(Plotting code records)
___
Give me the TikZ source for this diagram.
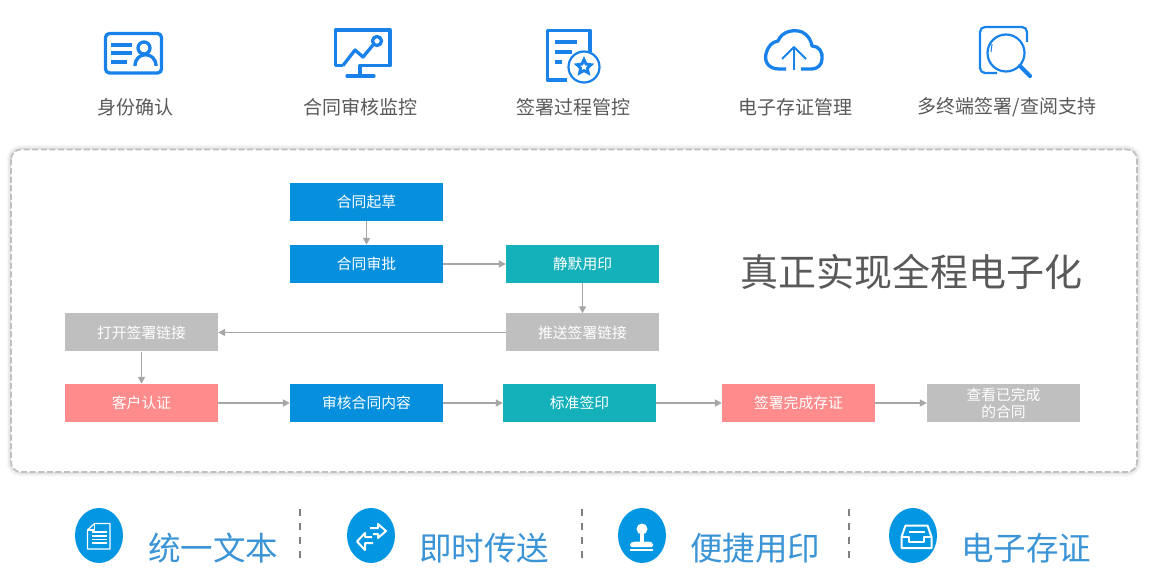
\documentclass[tikz,border=0pt]{standalone}
\usepackage{fontspec}
\setmainfont{Noto Sans CJK SC}
\usepackage{xcolor}
\usetikzlibrary{positioning, arrows.meta, shapes.geometric}
\definecolor{iconblue}{RGB}{24,130,234}
\definecolor{flowblue}{RGB}{6,143,220}
\definecolor{flowteal}{RGB}{20,177,187}
\definecolor{flowgray}{RGB}{191,191,191}
\definecolor{flowpink}{RGB}{255,140,140}
\definecolor{capgray}{RGB}{89,89,89}
\definecolor{capblue}{RGB}{58,148,214}
\definecolor{linkgray}{RGB}{166,166,166}
\definecolor{ballblue}{RGB}{3,150,226}
\newcommand{\fsz}[1]{\fontsize{#1}{#1}\selectfont}

\begin{document}
\begin{tikzpicture}[x=1pt, y=-1pt,
  flow/.style={minimum width=153pt, minimum height=38pt, inner sep=0pt, text=white, align=center, font=\fsz{14.8}},
  fblue/.style={flow, fill=flowblue},
  fteal/.style={flow, fill=flowteal},
  fgray/.style={flow, fill=flowgray},
  fpink/.style={flow, fill=flowpink},
  link/.style={-{Triangle[length=7pt, width=7pt]}, linkgray, line width=1.7pt},
  ico/.style={iconblue, line width=3.3pt, line join=round},
  thin ico/.style={iconblue, line width=2.2pt, line join=round},
  icocap/.style={text=capgray, font=\fsz{19}, inner sep=0pt},
  ball/.style={ellipse, fill=ballblue, minimum width=48pt, minimum height=55pt, inner sep=0pt},
  word/.style={text=capblue, font=\fsz{32.5}, inner sep=0pt},
  divider/.style={gray, line width=2pt, dash pattern=on 7pt off 7pt},
  glyph/.style={white, line width=1.2pt, line join=round}]
\useasboundingbox (0,0) rectangle (1160,585);
\fill[white] (0,0) rectangle (1160,585);

% top icons
\draw[ico, rounded corners=4pt] (105.5,33.5) rectangle (161.5,73);
\draw[ico] (111,45) -- (132,45) (111,53) -- (132,53) (111,62) -- (127,62);
\draw[ico] (144,48) circle (6);
\draw[ico] (135,66) .. controls (135,51) and (156,51) .. (156,66);
\draw[ico] (343,65.5) -- (335.5,65.5) -- (335.5,30) -- (390,30) -- (390,65.5) -- (360,65.5) -- (360,76);
\draw[ico, line cap=round] (347,76) -- (374,76);
\draw[ico] (343,65.5) -- (355,50) -- (363,57) -- (373,45);
\draw[ico, fill=white] (377,41) circle (4.5);
\draw[ico] (590,52) -- (590,30.5) -- (547.5,30.5) -- (547.5,80) -- (567,80);
\draw[ico] (555,42) -- (577,42) (555,52) -- (572,52) (555,62) -- (562,62);
\draw[thin ico] (584,67) circle (15.5);
\node[star, star points=5, star point ratio=2.1, draw=iconblue, line width=2.8pt, minimum size=15pt, inner sep=0pt] (badge) at (584,67) {};
\draw[ico] (786,69) -- (779,69) .. controls (769,69) and (764,62) .. (766,54) .. controls (768,46) and (772,42) .. (778,41)
  .. controls (782,31) and (794,29) .. (802,32) .. controls (808,35) and (811,40) .. (812,46)
  .. controls (819,46) and (823,52) .. (822,59) .. controls (822,65) and (817,69) .. (812,69) -- (801,69);
\draw[iconblue, line width=1.8pt, line join=round] (794,70) -- (794,47) (782,59) -- (794,47) -- (806,59);
\draw[thin ico, rounded corners=5pt] (1027,42) -- (1027,27) -- (980,27) -- (980,73) -- (997,73);
\draw[thin ico, fill=white] (1006,53) circle (18.5);
\draw[iconblue, line width=4.2pt, line cap=round] (1020,66) -- (1030,76);
\draw[iconblue, line width=1pt] (992,44) -- (991,52);

\node[icocap] (idcap) at (135,107) {身份确认};
\node[icocap] (watchcap) at (360,107) {合同审核监控};
\node[icocap] (signcap) at (573,107) {签署过程管控};
\node[icocap] (storecap) at (795,107) {电子存证管理};
\node[icocap] (termcap) at (1007,107) {多终端签署/查阅支持};

% panel
\foreach \w/\o in {9/0.03, 6/0.04, 3/0.05}
  \draw[black, opacity=\o, line width=\w pt, rounded corners=10pt] (11,149.5) rectangle (1137,472);
\draw[flowgray, fill=white, line width=1.6pt, dash pattern=on 6pt off 2.6pt, rounded corners=10pt] (11,149.5) rectangle (1137,472);

% flow boxes
\node[fblue] (draft) at (366.5,202) {合同起草};
\node[fblue] (approve) at (366.5,264) {合同审批};
\node[fteal] (silent) at (582.5,264) {静默用印};
\node[fgray] (push) at (582.5,332.5) {推送签署链接};
\node[fgray] (open) at (141.5,332.5) {打开签署链接};
\node[fpink] (client) at (141.5,403) {客户认证};
\node[fblue] (review) at (366.5,403) {审核合同内容};
\node[fteal] (stamp) at (579.5,403) {标准签印};
\node[fpink] (done) at (798.5,403) {签署完成存证};
\node[fgray, execute at begin node={\baselineskip=17pt}] (view) at (1003.5,403) {查看已完成\\的合同};

\draw[link] (draft) -- (approve);
\draw[link] (approve) -- (silent);
\draw[link] (silent) -- (push);
\draw[link] (push) -- (open);
\draw[link] (open) -- (client);
\draw[link] (client) -- (review);
\draw[link] (review) -- (stamp);
\draw[link] (stamp) -- (done);
\draw[link] (done) -- (view);

\node[text=capgray, font=\fsz{38}, inner sep=0pt] (slogan) at (911.5,272) {真正实现全程电子化};

% bottom row
\node[ball] (doc) at (99,535.5) {};
\node[ball] (swap) at (371,535.5) {};
\node[ball] (seal) at (642,535.5) {};
\node[ball] (tray) at (913,535.5) {};
\node[word, right=25pt of doc, yshift=-12.5pt] (unify) {统一文本};
\node[word, right=24pt of swap, yshift=-12.5pt] (send) {即时传送};
\node[word, right=24pt of seal, yshift=-12.5pt] (print) {便捷用印};
\node[word, right=24pt of tray, yshift=-12.5pt] (keep) {电子存证};
\coordinate (s1) at (300,509);
\coordinate (s2) at (582,509);
\coordinate (s3) at (849,509);
\foreach \c in {s1,s2,s3}
  \draw[divider] (\c) -- ++(0,50);

\draw[glyph] (87.5,530) -- (94.5,523.5) -- (110,523.5) -- (110,549) -- (87.5,549) -- cycle;
\draw[glyph] (87.5,530) -- (94.5,530) -- (94.5,523.5);
\draw[glyph] (92,532) -- (107,532) (92,536) -- (107,536) (92,539.5) -- (107,539.5) (92,543) -- (107,543);
\draw[glyph, line width=2pt] (370,528) -- (378,528) -- (378,524) -- (386,531) -- (378,538) -- (378,534) -- (373,534);
\draw[glyph, line width=2pt] (373,543) -- (365,543) -- (365,550) -- (357,541.5) -- (365,533) -- (365,537) -- (372,537);
\fill[white] (642,529) circle (5.5);
\fill[white] (640,532) rectangle (644,543);
\fill[white, rounded corners=1.5pt] (630,547) -- (630,543) -- (635,541.5) -- (649,541.5) -- (653,543) -- (653,547) -- cycle;
\fill[white] (630,548.5) rectangle (653,550.5);
\draw[glyph, line width=2pt] (901.5,537) -- (905.5,525.5) -- (927.5,525.5) -- (931.5,537) -- (931.5,548) -- (901.5,548) -- cycle;
\draw[glyph, line width=2pt] (901.5,537) -- (909,537) -- (909,542) -- (924,542) -- (924,537) -- (931.5,537);
\draw[glyph, line width=2pt] (908.5,532) -- (924.5,532);
\end{tikzpicture}
\end{document}
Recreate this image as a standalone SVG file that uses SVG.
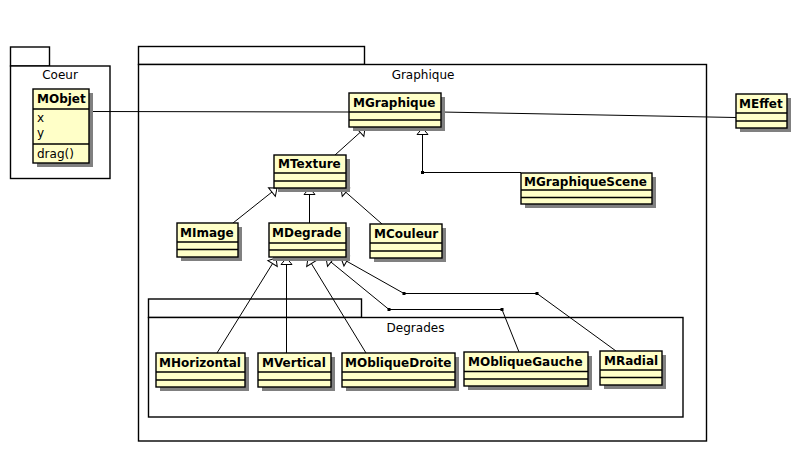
<svg xmlns="http://www.w3.org/2000/svg" width="803" height="453" viewBox="0 0 803 453">
  <style>
    .pkg { fill: #ffffff; stroke: #000000; stroke-width: 1.4; }
    .pkglabel { font-family: "DejaVu Sans", "Liberation Sans", sans-serif; font-size: 12px; fill: #000000; text-anchor: middle; }
    .shadow { fill: #808080; stroke: none; }
    .box { fill: #ffffc8; stroke: #000000; stroke-width: 1.4; }
    .sep { stroke: #000000; stroke-width: 1.4; }
    .name { font-family: "DejaVu Sans", "Liberation Sans", sans-serif; font-size: 12px; font-weight: bold; fill: #000000; }
    .member { font-family: "DejaVu Sans", "Liberation Sans", sans-serif; font-size: 12px; fill: #000000; }
    .edge { fill: none; stroke: #000000; stroke-width: 1; }
    .gen { marker-end: url(#hollow); }
    .bend { fill: #000000; }
  </style>
  <defs>
    <!-- hollow triangle for generalization -->
    <marker id="hollow" viewBox="0 0 8 13" refX="7.5" refY="6.5" markerWidth="8" markerHeight="13" markerUnits="userSpaceOnUse" orient="auto" overflow="visible">
      <path d="M7.5,6.5 L1,1 L1,12 Z" fill="#ffffff" stroke="#000000" stroke-width="1"/>
    </marker>
  </defs>

  <!-- packages -->
  <g id="pkg-coeur">
    <rect class="pkg" x="10.5" y="47" width="39" height="19"/>
    <rect class="pkg" x="10.5" y="66" width="99.5" height="112.5"/>
    <text class="pkglabel" x="60" y="79">Coeur</text>
  </g>
  <g id="pkg-graphique">
    <rect class="pkg" x="138.5" y="46.5" width="226" height="18"/>
    <rect class="pkg" x="138.5" y="64.5" width="568" height="376.5"/>
    <text class="pkglabel" x="423" y="79">Graphique</text>
  </g>
  <g id="pkg-degrades">
    <rect class="pkg" x="148.5" y="299" width="213" height="18.5"/>
    <rect class="pkg" x="148.5" y="317.5" width="534.5" height="99.5"/>
    <text class="pkglabel" x="415.5" y="332">Degrades</text>
  </g>

  <!-- connectors -->
  <g id="connectors">
    <line class="edge" x1="89" y1="111.5" x2="349" y2="112"/>
    <line class="edge" x1="441" y1="112" x2="736" y2="117.5"/>

    <line class="edge gen" x1="335" y1="155" x2="365" y2="128"/>
    <polyline class="edge gen" points="521,172.5 422.5,172.5 422.5,128"/>
    <rect class="bend" x="421" y="171" width="3" height="3"/>

    <line class="edge gen" x1="233" y1="223" x2="277" y2="188"/>
    <line class="edge gen" x1="309.5" y1="223" x2="309.5" y2="188"/>
    <line class="edge gen" x1="382" y1="224" x2="341" y2="188"/>

    <line class="edge gen" x1="217" y1="353" x2="276" y2="258"/>
    <line class="edge gen" x1="286.5" y1="353" x2="286.5" y2="258"/>
    <line class="edge gen" x1="366" y1="353" x2="308" y2="258"/>
    <polyline class="edge gen" points="519,352 502,309.5 389,309.5 326,258"/>
    <rect class="bend" x="500.5" y="308" width="3" height="3"/>
    <rect class="bend" x="387.5" y="308" width="3" height="3"/>
    <polyline class="edge gen" points="616,351 537,293.5 404,293.5 341,258"/>
    <rect class="bend" x="535.5" y="292" width="3" height="3"/>
    <rect class="bend" x="402.5" y="292" width="3" height="3"/>
  </g>

  <!-- classes -->
  <g id="MObjet">
    <rect class="shadow" x="37" y="93" width="56" height="74"/>
    <rect class="box" x="33" y="89" width="56" height="74"/>
    <line class="sep" x1="33" y1="109" x2="89" y2="109"/>
    <line class="sep" x1="33" y1="144" x2="89" y2="144"/>
    <text class="name" x="37" y="103">MObjet</text>
    <text class="member" x="37" y="122">x</text>
    <text class="member" x="37" y="137">y</text>
    <text class="member" x="37" y="158">drag()</text>
  </g>

  <g id="MGraphique">
    <rect class="shadow" x="353" y="97" width="92" height="34"/>
    <rect class="box" x="349" y="93" width="92" height="34"/>
    <line class="sep" x1="349" y1="112" x2="441" y2="112"/>
    <line class="sep" x1="349" y1="120" x2="441" y2="120"/>
    <text class="name" x="353" y="107">MGraphique</text>
  </g>

  <g id="MEffet">
    <rect class="shadow" x="740" y="98" width="51" height="34"/>
    <rect class="box" x="736" y="94" width="51" height="34"/>
    <line class="sep" x1="736" y1="113" x2="787" y2="113"/>
    <line class="sep" x1="736" y1="121" x2="787" y2="121"/>
    <text class="name" x="739" y="108">MEffet</text>
  </g>

  <g id="MTexture">
    <rect class="shadow" x="278" y="159" width="72" height="33"/>
    <rect class="box" x="274" y="155" width="72" height="33"/>
    <line class="sep" x1="274" y1="173" x2="346" y2="173"/>
    <line class="sep" x1="274" y1="181" x2="346" y2="181"/>
    <text class="name" x="278" y="168">MTexture</text>
  </g>

  <g id="MGraphiqueScene">
    <rect class="shadow" x="525" y="177" width="131" height="31"/>
    <rect class="box" x="521" y="173" width="131" height="31"/>
    <line class="sep" x1="521" y1="190" x2="652" y2="190"/>
    <line class="sep" x1="521" y1="197.5" x2="652" y2="197.5"/>
    <text class="name" x="524" y="186">MGraphiqueScene</text>
  </g>

  <g id="MImage">
    <rect class="shadow" x="181" y="227" width="61" height="34"/>
    <rect class="box" x="177" y="223" width="61" height="34"/>
    <line class="sep" x1="177" y1="242" x2="238" y2="242"/>
    <line class="sep" x1="177" y1="249.5" x2="238" y2="249.5"/>
    <text class="name" x="180" y="237">MImage</text>
  </g>

  <g id="MDegrade">
    <rect class="shadow" x="273" y="227" width="77" height="34"/>
    <rect class="box" x="269" y="223" width="77" height="34"/>
    <line class="sep" x1="269" y1="243" x2="346" y2="243"/>
    <line class="sep" x1="269" y1="250" x2="346" y2="250"/>
    <text class="name" x="272" y="237">MDegrade</text>
  </g>

  <g id="MCouleur">
    <rect class="shadow" x="374" y="228" width="72" height="34"/>
    <rect class="box" x="370" y="224" width="72" height="34"/>
    <line class="sep" x1="370" y1="243" x2="442" y2="243"/>
    <line class="sep" x1="370" y1="251" x2="442" y2="251"/>
    <text class="name" x="374" y="238">MCouleur</text>
  </g>

  <g id="MHorizontal">
    <rect class="shadow" x="160" y="357" width="89" height="34"/>
    <rect class="box" x="156" y="353" width="89" height="34"/>
    <line class="sep" x1="156" y1="372" x2="245" y2="372"/>
    <line class="sep" x1="156" y1="380" x2="245" y2="380"/>
    <text class="name" x="159" y="367">MHorizontal</text>
  </g>

  <g id="MVertical">
    <rect class="shadow" x="262" y="357" width="73" height="34"/>
    <rect class="box" x="258" y="353" width="73" height="34"/>
    <line class="sep" x1="258" y1="372" x2="331" y2="372"/>
    <line class="sep" x1="258" y1="380" x2="331" y2="380"/>
    <text class="name" x="262" y="367">MVertical</text>
  </g>

  <g id="MObliqueDroite">
    <rect class="shadow" x="346" y="357" width="113" height="34"/>
    <rect class="box" x="342" y="353" width="113" height="34"/>
    <line class="sep" x1="342" y1="372" x2="455" y2="372"/>
    <line class="sep" x1="342" y1="380" x2="455" y2="380"/>
    <text class="name" x="345" y="367">MObliqueDroite</text>
  </g>

  <g id="MObliqueGauche">
    <rect class="shadow" x="468" y="356" width="124" height="34"/>
    <rect class="box" x="464" y="352" width="124" height="34"/>
    <line class="sep" x1="464" y1="371.5" x2="588" y2="371.5"/>
    <line class="sep" x1="464" y1="379" x2="588" y2="379"/>
    <text class="name" x="468" y="366">MObliqueGauche</text>
  </g>

  <g id="MRadial">
    <rect class="shadow" x="604" y="355" width="62" height="34"/>
    <rect class="box" x="600" y="351" width="62" height="34"/>
    <line class="sep" x1="600" y1="370" x2="662" y2="370"/>
    <line class="sep" x1="600" y1="377.5" x2="662" y2="377.5"/>
    <text class="name" x="604" y="365">MRadial</text>
  </g>
</svg>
___
**WHAT TO PRODUCE:**
Using the records above, copy every line that has the word "this" in it.

**WRITTEN ANSWER:**
Give me the TikZ source for this diagram.
Recreate this image as a standalone SVG file that uses SVG.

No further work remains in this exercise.